Veterans’ concerns that their hard won entitlements would eventually be subsumed into the “social security” pool have been realised thanks to Turnbull’s new ministry.

This is every veteran’s worst nightmare but the federal bureaucracy’s treasured goal.

Indeed the wider Defence community’s reaction has been less than enthusiastic about Turnbull’s Defence ministerial appointments.

With serially under­performing defence ministers, the community had hoped for a better deal.

Marise Payne’s appointment has been generally welcomed, even by the Australian Defence Association’s usually forensically critical executive director Neil James, who noted her long enthusiasm for defence and security issues, as well as her related committee experience.

While Kevin Andrews had also been regarded as a steady if personally bland hand on the tiller, it’s not a hard act to ­improve on.

Labor’s Steven Smith could barely conceal his contempt for uniformed personnel while his hapless fellow West Australian, Liberal David Johnston, blundered from one political error to the next.

Mal Brough, recycled both as an MP and minister, now has Defence Science and Personnel. Neither Robert nor Brough, both ex-ADF members, have inspired hope of a more robustly sympathetic approach to veterans’ representations any time soon.

Without that baggage, Darren Chester remains an unknown quality.

What is it about former ­uniformed Defence personnel whose political ambitions have been fulfilled, who then abandon all their former principles in favour of self interest?

Former Labor Minister for Defence Materiel Colonel (R) The Honourable Dr Mike Kelly AM paid the price for choosing political advantage above loyalty to the wider Defence community.

Robert has demonstrated similar tendencies, while Brough’s previous performance as Assistant Defence Minister 2003-04 suggests he will also follow suit.

Elected in 2007, Stuart Robert was Shadow Minister for Defence, Science, Technology and Personnel and from 2013 succeeded Kelly as the retitled Assistant Minister for Defence in the Abbott Government.

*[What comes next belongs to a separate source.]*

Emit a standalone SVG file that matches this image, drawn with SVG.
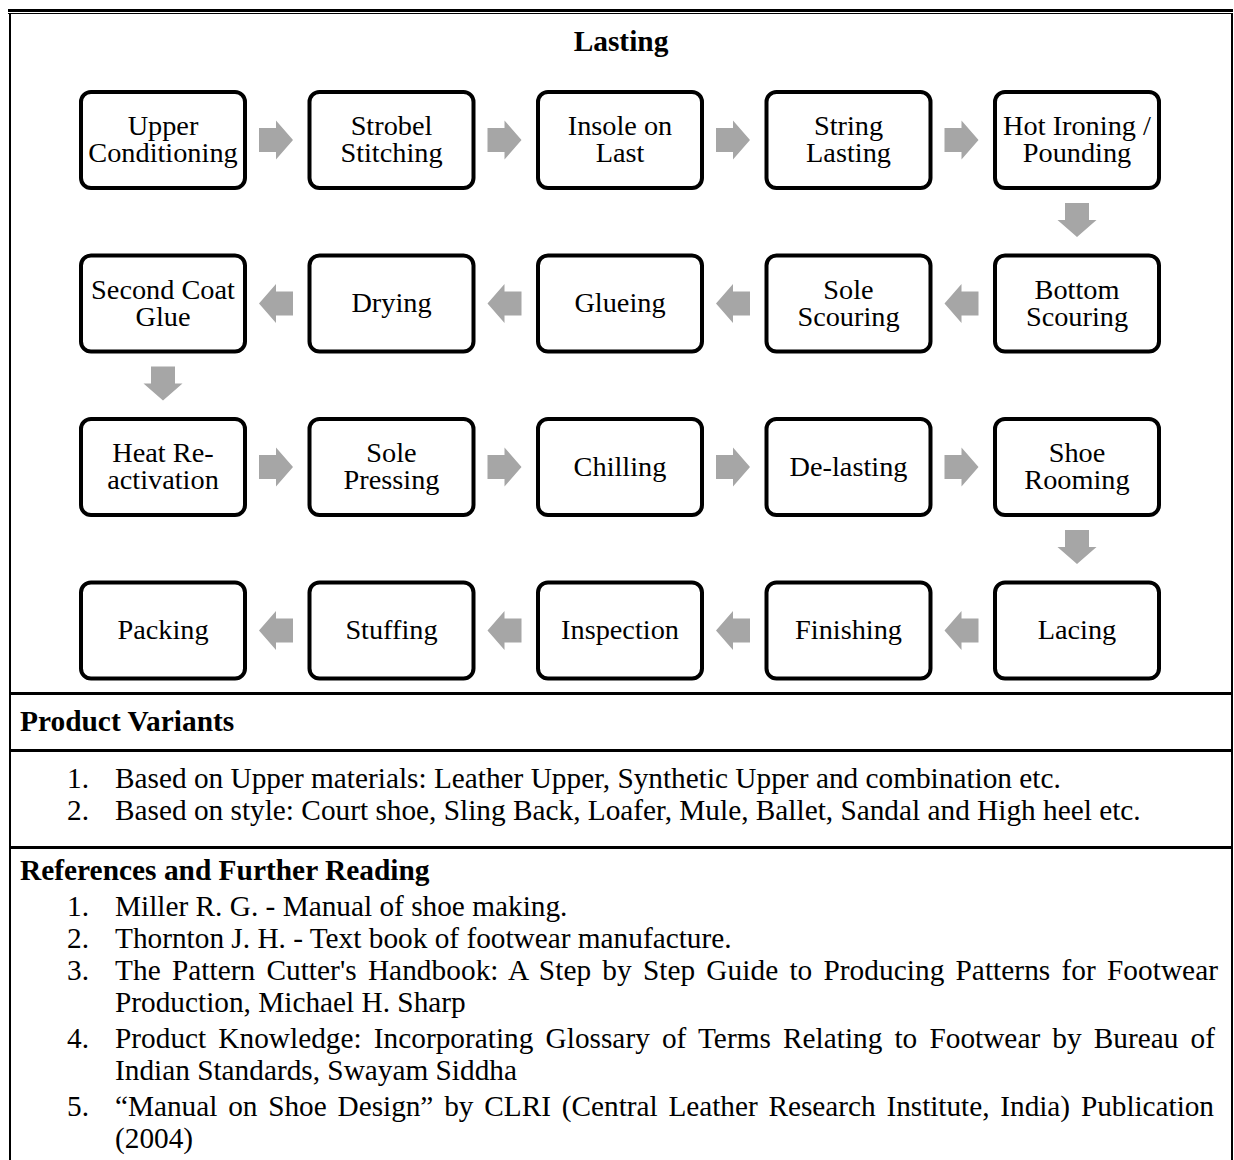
<svg xmlns="http://www.w3.org/2000/svg" xmlns:xlink="http://www.w3.org/1999/xlink" width="1234" height="1160" viewBox="0 0 1234 1160">
<style>
.box{fill:#fff;stroke:#000;stroke-width:4}
.lbl{font-family:"Liberation Serif","Times New Roman",serif;font-size:28.3px;fill:#000;text-anchor:middle}
.txt{font-family:"Liberation Serif","Times New Roman",serif;font-size:29.3px;fill:#000}
.hd{font-family:"Liberation Serif","Times New Roman",serif;font-size:29.4px;font-weight:bold;fill:#000}
.arr{fill:#a6a6a6}
.rule{fill:#000}
</style>
<defs>
<path id="ar" class="arr" d="M-17,-12 H0 V-19.5 L17,0 L0,19.5 V12 H-17 Z"/>
</defs>
<rect width="1234" height="1160" fill="#fff"/>
<g id="table">
<rect class="rule" x="8" y="9" width="1225" height="3"/>
<rect class="rule" x="8" y="13" width="1225" height="1"/>
<rect class="rule" x="9" y="13" width="2" height="1147"/>
<rect class="rule" x="1231" y="13" width="2" height="1147"/>
<rect class="rule" x="9" y="692" width="1224" height="3"/>
<rect class="rule" x="9" y="749" width="1224" height="3"/>
<rect class="rule" x="9" y="846" width="1224" height="3"/>
</g>
<text class="hd" x="621" y="51" text-anchor="middle">Lasting</text>
<g id="connectors">
<use xlink:href="#ar" transform="translate(276,140)"/>
<use xlink:href="#ar" transform="translate(504.5,140)"/>
<use xlink:href="#ar" transform="translate(733,140)"/>
<use xlink:href="#ar" transform="translate(961.5,140)"/>
<use xlink:href="#ar" transform="translate(1077,220) rotate(90)"/>
<use xlink:href="#ar" transform="translate(961.5,303.5) scale(-1,1)"/>
<use xlink:href="#ar" transform="translate(733,303.5) scale(-1,1)"/>
<use xlink:href="#ar" transform="translate(504.5,303.5) scale(-1,1)"/>
<use xlink:href="#ar" transform="translate(276,303.5) scale(-1,1)"/>
<use xlink:href="#ar" transform="translate(163,383.5) rotate(90)"/>
<use xlink:href="#ar" transform="translate(276,467)"/>
<use xlink:href="#ar" transform="translate(504.5,467)"/>
<use xlink:href="#ar" transform="translate(733,467)"/>
<use xlink:href="#ar" transform="translate(961.5,467)"/>
<use xlink:href="#ar" transform="translate(1077,547) rotate(90)"/>
<use xlink:href="#ar" transform="translate(961.5,630.5) scale(-1,1)"/>
<use xlink:href="#ar" transform="translate(733,630.5) scale(-1,1)"/>
<use xlink:href="#ar" transform="translate(504.5,630.5) scale(-1,1)"/>
<use xlink:href="#ar" transform="translate(276,630.5) scale(-1,1)"/>
</g>
<g id="n1"><rect class="box" x="81" y="92" width="164" height="96" rx="10"/><text class="lbl" x="163" y="135">Upper</text><text class="lbl" x="163" y="162">Conditioning</text></g>
<g id="n2"><rect class="box" x="309.5" y="92" width="164" height="96" rx="10"/><text class="lbl" x="391.5" y="135">Strobel</text><text class="lbl" x="391.5" y="162">Stitching</text></g>
<g id="n3"><rect class="box" x="538" y="92" width="164" height="96" rx="10"/><text class="lbl" x="620" y="135">Insole on</text><text class="lbl" x="620" y="162">Last</text></g>
<g id="n4"><rect class="box" x="766.5" y="92" width="164" height="96" rx="10"/><text class="lbl" x="848.5" y="135">String</text><text class="lbl" x="848.5" y="162">Lasting</text></g>
<g id="n5"><rect class="box" x="995" y="92" width="164" height="96" rx="10"/><text class="lbl" x="1077" y="135">Hot Ironing /</text><text class="lbl" x="1077" y="162">Pounding</text></g>
<g id="n6"><rect class="box" x="995" y="255.5" width="164" height="96" rx="10"/><text class="lbl" x="1077" y="298.5">Bottom</text><text class="lbl" x="1077" y="325.5">Scouring</text></g>
<g id="n7"><rect class="box" x="766.5" y="255.5" width="164" height="96" rx="10"/><text class="lbl" x="848.5" y="298.5">Sole</text><text class="lbl" x="848.5" y="325.5">Scouring</text></g>
<g id="n8"><rect class="box" x="538" y="255.5" width="164" height="96" rx="10"/><text class="lbl" x="620" y="312">Glueing</text></g>
<g id="n9"><rect class="box" x="309.5" y="255.5" width="164" height="96" rx="10"/><text class="lbl" x="391.5" y="312">Drying</text></g>
<g id="n10"><rect class="box" x="81" y="255.5" width="164" height="96" rx="10"/><text class="lbl" x="163" y="298.5">Second Coat</text><text class="lbl" x="163" y="325.5">Glue</text></g>
<g id="n11"><rect class="box" x="81" y="419" width="164" height="96" rx="10"/><text class="lbl" x="163" y="462">Heat Re-</text><text class="lbl" x="163" y="489">activation</text></g>
<g id="n12"><rect class="box" x="309.5" y="419" width="164" height="96" rx="10"/><text class="lbl" x="391.5" y="462">Sole</text><text class="lbl" x="391.5" y="489">Pressing</text></g>
<g id="n13"><rect class="box" x="538" y="419" width="164" height="96" rx="10"/><text class="lbl" x="620" y="475.5">Chilling</text></g>
<g id="n14"><rect class="box" x="766.5" y="419" width="164" height="96" rx="10"/><text class="lbl" x="848.5" y="475.5">De-lasting</text></g>
<g id="n15"><rect class="box" x="995" y="419" width="164" height="96" rx="10"/><text class="lbl" x="1077" y="462">Shoe</text><text class="lbl" x="1077" y="489">Rooming</text></g>
<g id="n16"><rect class="box" x="995" y="582.5" width="164" height="96" rx="10"/><text class="lbl" x="1077" y="639">Lacing</text></g>
<g id="n17"><rect class="box" x="766.5" y="582.5" width="164" height="96" rx="10"/><text class="lbl" x="848.5" y="639">Finishing</text></g>
<g id="n18"><rect class="box" x="538" y="582.5" width="164" height="96" rx="10"/><text class="lbl" x="620" y="639">Inspection</text></g>
<g id="n19"><rect class="box" x="309.5" y="582.5" width="164" height="96" rx="10"/><text class="lbl" x="391.5" y="639">Stuffing</text></g>
<g id="n20"><rect class="box" x="81" y="582.5" width="164" height="96" rx="10"/><text class="lbl" x="163" y="639">Packing</text></g>
<g id="variants">
<text class="hd" x="20" y="731">Product Variants</text>
<text class="txt" x="67" y="788">1.</text><text class="txt" x="115" y="788">Based on Upper materials: Leather Upper, Synthetic Upper and combination etc.</text>
<text class="txt" x="67" y="820">2.</text><text class="txt" x="115" y="820">Based on style: Court shoe, Sling Back, Loafer, Mule, Ballet, Sandal and High heel etc.</text>
</g>
<g id="references">
<text class="hd" x="20" y="880">References and Further Reading</text>
<text class="txt" x="67" y="916">1.</text><text class="txt" x="115" y="916">Miller R. G. - Manual of shoe making.</text>
<text class="txt" x="67" y="948">2.</text><text class="txt" x="115" y="948">Thornton J. H. - Text book of footwear manufacture.</text>
<text class="txt" x="67" y="980">3.</text><text class="txt" x="115" y="980" word-spacing="3.8" textLength="1103" lengthAdjust="spacing">The Pattern Cutter's Handbook: A Step by Step Guide to Producing Patterns for Footwear</text>
<text class="txt" x="115" y="1012">Production, Michael H. Sharp</text>
<text class="txt" x="67" y="1048">4.</text><text class="txt" x="115" y="1048" word-spacing="4.8" textLength="1100" lengthAdjust="spacing">Product Knowledge: Incorporating Glossary of Terms Relating to Footwear by Bureau of</text>
<text class="txt" x="115" y="1080">Indian Standards, Swayam Siddha</text>
<text class="txt" x="67" y="1116">5.</text><text class="txt" x="115" y="1116" word-spacing="3.6" textLength="1099" lengthAdjust="spacing">“Manual on Shoe Design” by CLRI (Central Leather Research Institute, India) Publication</text>
<text class="txt" x="115" y="1148">(2004)</text>
</g>
</svg>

In that role he significantly disappointed the Defence community who approached him with genuine grievances by simply regurgitating the same bureaucratic responses his predecessor had offered.

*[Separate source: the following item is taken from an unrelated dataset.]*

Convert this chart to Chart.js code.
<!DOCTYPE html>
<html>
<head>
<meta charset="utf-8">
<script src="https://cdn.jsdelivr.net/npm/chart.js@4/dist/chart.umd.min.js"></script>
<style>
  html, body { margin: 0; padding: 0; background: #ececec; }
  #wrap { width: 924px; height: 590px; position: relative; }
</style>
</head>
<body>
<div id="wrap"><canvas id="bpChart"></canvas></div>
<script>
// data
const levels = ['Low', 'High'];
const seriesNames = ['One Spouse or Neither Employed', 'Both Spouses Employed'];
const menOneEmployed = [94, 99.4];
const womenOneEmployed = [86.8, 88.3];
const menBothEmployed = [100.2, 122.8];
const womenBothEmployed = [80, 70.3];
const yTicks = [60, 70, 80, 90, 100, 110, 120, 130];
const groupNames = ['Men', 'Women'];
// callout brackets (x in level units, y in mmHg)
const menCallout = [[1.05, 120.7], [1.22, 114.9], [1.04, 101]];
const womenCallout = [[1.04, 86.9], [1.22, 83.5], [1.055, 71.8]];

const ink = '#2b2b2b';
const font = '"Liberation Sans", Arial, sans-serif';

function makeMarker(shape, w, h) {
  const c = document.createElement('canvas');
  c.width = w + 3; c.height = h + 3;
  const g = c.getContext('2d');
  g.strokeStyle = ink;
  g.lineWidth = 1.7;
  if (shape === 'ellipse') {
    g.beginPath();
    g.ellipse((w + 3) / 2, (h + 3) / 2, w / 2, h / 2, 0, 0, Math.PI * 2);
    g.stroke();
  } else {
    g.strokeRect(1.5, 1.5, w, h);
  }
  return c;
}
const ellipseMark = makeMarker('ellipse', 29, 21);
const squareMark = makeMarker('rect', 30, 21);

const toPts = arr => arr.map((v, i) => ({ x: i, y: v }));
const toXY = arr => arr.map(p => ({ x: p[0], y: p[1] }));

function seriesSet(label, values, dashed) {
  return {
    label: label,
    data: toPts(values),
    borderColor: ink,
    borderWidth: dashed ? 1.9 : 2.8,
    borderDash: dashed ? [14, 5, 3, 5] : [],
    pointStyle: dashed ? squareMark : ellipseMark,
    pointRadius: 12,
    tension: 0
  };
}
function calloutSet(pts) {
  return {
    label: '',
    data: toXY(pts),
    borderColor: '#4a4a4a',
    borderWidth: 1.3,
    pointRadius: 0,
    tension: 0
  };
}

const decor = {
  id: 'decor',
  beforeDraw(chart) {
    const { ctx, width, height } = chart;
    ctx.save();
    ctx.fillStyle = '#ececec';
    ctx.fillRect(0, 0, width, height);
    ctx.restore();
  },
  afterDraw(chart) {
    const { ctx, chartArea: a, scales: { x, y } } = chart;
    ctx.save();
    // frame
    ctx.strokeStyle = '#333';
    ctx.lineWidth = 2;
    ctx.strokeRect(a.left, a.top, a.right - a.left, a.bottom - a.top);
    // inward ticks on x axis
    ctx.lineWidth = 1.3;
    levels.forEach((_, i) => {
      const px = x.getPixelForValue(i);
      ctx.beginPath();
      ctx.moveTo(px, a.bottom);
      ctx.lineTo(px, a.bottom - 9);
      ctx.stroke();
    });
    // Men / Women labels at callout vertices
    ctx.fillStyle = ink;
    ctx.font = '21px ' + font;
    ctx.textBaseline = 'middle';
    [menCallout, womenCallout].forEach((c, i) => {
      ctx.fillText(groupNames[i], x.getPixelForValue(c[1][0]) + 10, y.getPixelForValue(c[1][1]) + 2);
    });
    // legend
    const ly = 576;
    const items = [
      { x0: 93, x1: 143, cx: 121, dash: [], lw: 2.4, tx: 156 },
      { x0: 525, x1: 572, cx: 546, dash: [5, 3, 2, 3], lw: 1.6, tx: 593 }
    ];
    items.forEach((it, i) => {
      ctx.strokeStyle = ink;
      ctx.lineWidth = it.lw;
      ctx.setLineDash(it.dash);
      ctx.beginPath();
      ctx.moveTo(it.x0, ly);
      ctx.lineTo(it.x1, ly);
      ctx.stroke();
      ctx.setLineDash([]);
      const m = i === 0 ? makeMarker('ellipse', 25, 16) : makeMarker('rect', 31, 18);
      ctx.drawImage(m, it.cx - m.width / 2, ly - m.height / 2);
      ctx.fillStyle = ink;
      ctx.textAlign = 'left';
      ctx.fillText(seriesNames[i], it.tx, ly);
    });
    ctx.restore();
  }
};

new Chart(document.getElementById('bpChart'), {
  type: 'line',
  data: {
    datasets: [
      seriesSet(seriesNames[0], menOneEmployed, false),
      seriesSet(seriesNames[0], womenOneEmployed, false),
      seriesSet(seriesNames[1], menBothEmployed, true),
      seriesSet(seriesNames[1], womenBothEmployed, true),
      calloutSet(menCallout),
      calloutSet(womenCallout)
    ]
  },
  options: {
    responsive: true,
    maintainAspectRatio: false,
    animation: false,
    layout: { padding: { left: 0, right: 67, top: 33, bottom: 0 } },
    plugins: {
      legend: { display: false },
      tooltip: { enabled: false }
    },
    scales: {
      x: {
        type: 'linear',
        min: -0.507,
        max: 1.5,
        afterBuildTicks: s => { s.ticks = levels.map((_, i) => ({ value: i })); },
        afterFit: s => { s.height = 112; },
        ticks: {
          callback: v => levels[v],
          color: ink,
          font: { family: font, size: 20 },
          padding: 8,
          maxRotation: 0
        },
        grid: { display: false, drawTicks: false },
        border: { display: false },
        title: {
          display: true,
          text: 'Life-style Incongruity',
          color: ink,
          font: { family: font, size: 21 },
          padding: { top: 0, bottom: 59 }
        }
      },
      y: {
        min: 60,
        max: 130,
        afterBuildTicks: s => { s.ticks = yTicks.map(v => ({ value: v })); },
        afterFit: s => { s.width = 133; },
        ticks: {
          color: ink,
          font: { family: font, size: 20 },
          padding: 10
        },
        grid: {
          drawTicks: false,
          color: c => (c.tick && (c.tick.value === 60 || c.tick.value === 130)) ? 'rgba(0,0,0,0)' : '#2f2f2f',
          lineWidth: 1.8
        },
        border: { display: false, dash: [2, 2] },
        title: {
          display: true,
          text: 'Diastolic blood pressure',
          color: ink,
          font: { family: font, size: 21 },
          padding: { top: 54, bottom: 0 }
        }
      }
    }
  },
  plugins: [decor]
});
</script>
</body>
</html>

Indeed, it is not for nothing he is known instead as the Minister for Self-Promotion.

Bundaberg raised, ADFA and RMC educated Robert served as an intelligence officer – perhaps as remote as it is possible to be from the aspirations and needs of junior frontline soldiers.

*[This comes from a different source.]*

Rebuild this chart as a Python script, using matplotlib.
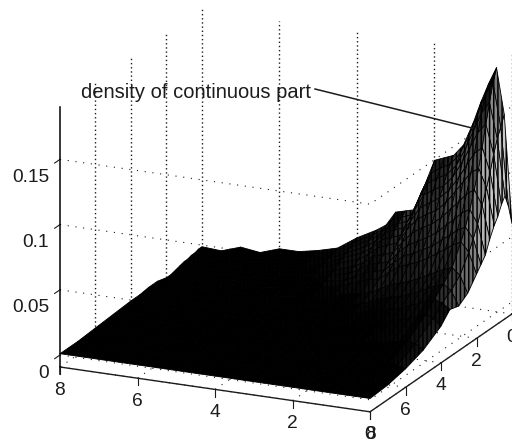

One of several government Pentecostal Christians, Robert may discover veterans will not turn the other cheek when their representations are summarily dismissed in a mist of negative, banal bureaucratese.

With the veteran community being bundled under the same ministerial umbrella as Centrelink and Medicare, but having to fight harder for entitlements, it seems there will be no champagne corks popping for some time to come.